Later in Psalms, chapter 106 more specifically, the author uses the wording of genuine innocence to refer to the children of the Israelites whom the adult community killed in sacrifices to idols.  Nothing about the wording suggests the idea that only children can be innocent, as some might assume, but here it is said plainly that the sons and daughters sacrificed were innocent.  This contradicts the concept of everyone being automatically, hopelessly guilty of sin regardless of their actual thoughts and behaviors simply by being human.


Psalm 106:34-38—"They did not destroy the peoples as the Lord had commanded them, but they mingled with the nations and adopted their customs.  They worshiped their idols, which became a snare to them.  They sacrificed their sons and daughters to false gods.  They shed innocent blood, the blood of their sons and daughters, whom they sacrificed to the idols of Canaan, and the land was desecrated by their blood."


One can find an pair of additional references to blameless people, not in a way denying the possibility of such people, in Proverbs 11.


Proverbs 11:5, 20—"The righteousness of the blameless makes their paths straight, but the wicked are brought down by their own wickedness . . . The Lord detests those whose hearts are perverse, but he delights in those whose ways are blameless."


Some people are called wicked, and some are called blameless.  Again, to be blameless is to be innocent, and to be blameless in an ultimate entails the total absence of guilt on the individual's part.  There is no denial of human innocence either as something logically possible or something already exemplified by certain people to be found in Proverbs 11.  Not that it makes a difference as to what Proverbs 11 says and absolutely not as to what is logically possible or impossible either way, but this is not the only portion of the Bible that clearly labels some innocent, even if not by that exact term.  Some humans are obviously innocent according to the Bible.

In certain cases, fixation on the false idea that no person can be innocent is often paired by its adherents with the false idea that the guilty can be punished arbitrarily by a governmental body, supposedly deserving almost any treatment someone feels like imposing on them (at least, in a criminal punishment context).  This, too, is illogical and unbiblical.  Deuteronomy 25:1 affirms that some people might be innocent even when others are guilty, with only the guilty being deserving of punishment by other people if applicable to their sin(s); Deuteronomy 25:3, along with other passages, emphasizes that not even the guilty deserve to be punished past a certain extent.  If something is so severe that even the guilty cannot deserve it, then it is utterly evil and should never be done to or by anybody.

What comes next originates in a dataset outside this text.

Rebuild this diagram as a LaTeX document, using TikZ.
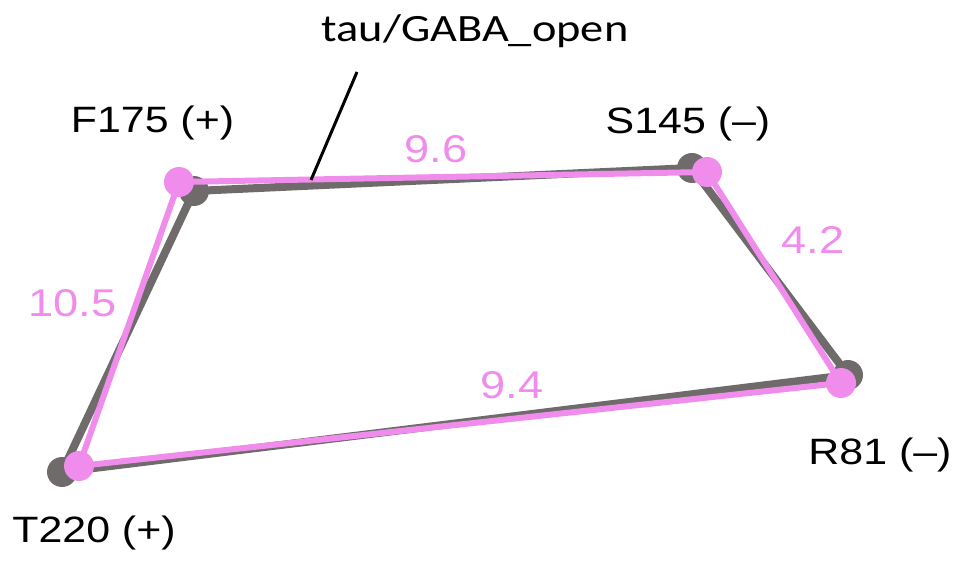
\documentclass[tikz,border=0pt]{standalone}
\usepackage{graphicx}
\usepackage{fontspec}
\setmainfont{Liberation Sans}
\newfontfamily\calfont{Carlito}
\definecolor{gline}{HTML}{6F6B6B}
\definecolor{pline}{HTML}{F08CEB}
\tikzset{
  gedge/.style={draw=gline, line width=6pt},
  pedge/.style={draw=pline, line width=4.5pt},
  gdot/.style={circle, fill=gline, minimum size=22.5pt, inner sep=0pt},
  pdot/.style={circle, fill=pline, minimum size=22.5pt, inner sep=0pt},
  lbl/.style={anchor=base, inner sep=0pt, font=\fontsize{27.5}{33}\selectfont},
  num/.style={anchor=base, inner sep=0pt, text=pline, font=\fontsize{29}{35}\selectfont},
}
\newcommand{\hs}[1]{\scalebox{1.17}[1]{#1}}
\begin{document}
\begin{tikzpicture}[x=0.75pt, y=-0.75pt]
\useasboundingbox (0,0) rectangle (958,563);
% gray quad
\coordinate (gF) at (194,191);
\coordinate (gS) at (692,168);
\coordinate (gR) at (848,375);
\coordinate (gT) at (62,472);
% pink quad
\coordinate (pF) at (179,182);
\coordinate (pS) at (707,172);
\coordinate (pR) at (841,383);
\coordinate (pT) at (79,466);
\draw[gedge] (gF) -- (gS) -- (gR) -- (gT) -- cycle;
\node[gdot] (ngF) at (gF) {};
\node[gdot] (ngS) at (gS) {};
\node[gdot] (ngR) at (gR) {};
\node[gdot] (ngT) at (gT) {};
\draw[pedge] (pF) -- (pS) -- (pR) -- (pT) -- cycle;
\node[pdot] (npF) at (pF) {};
\node[pdot] (npS) at (pS) {};
\node[pdot] (npR) at (pR) {};
\node[pdot] (npT) at (pT) {};
% title and pointer
\node[anchor=base, inner sep=0pt, font=\calfont\fontsize{29}{35}\selectfont] (title) at (475,42) {\scalebox{1.2}[1]{tau/GABA\_open}};
\coordinate (ptop) at (357,72);
\coordinate (pbot) at (311,180);
\draw[black, line width=2.25pt] (ptop) -- (pbot);
% vertex labels
\node[lbl] (lF) at (152.5,133) {\hs{F175 (+)}};
\node[lbl] (lS) at (688,134) {\hs{S145 (–)}};
\node[lbl] (lR) at (880,464) {\hs{R81 (–)}};
\node[lbl] (lT) at (94,542) {\hs{T220 (+)}};
% distances
\node[num] (d1) at (72.5,317) {\hs{10.5}};
\node[num] (d2) at (813,254) {\hs{4.2}};
\node[num] (d3) at (436,163) {\hs{9.6}};
\node[num] (d4) at (512,398) {\hs{9.4}};
\end{tikzpicture}
\end{document}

Not all people are necessarily guilty, no one is automatically bound to sin because they are human, and no one who has made themself guilty by their beliefs or actions will commit additional wrongs just because they have already made some moral mistake.  Innocence is not beyond anyone's reach (Deuteronomy 30:11-14, Matthew 5:48), and even those who are guilty have inflexible human rights to not be treated in certain ways; obviously, at least obviously to anyone who is rationalistic, if something is inherently immoral, it should never be inflicted upon anyone at all.  What lies some will arbitrarily give themselves over to about what objective reason and Biblical theology entail about human nature!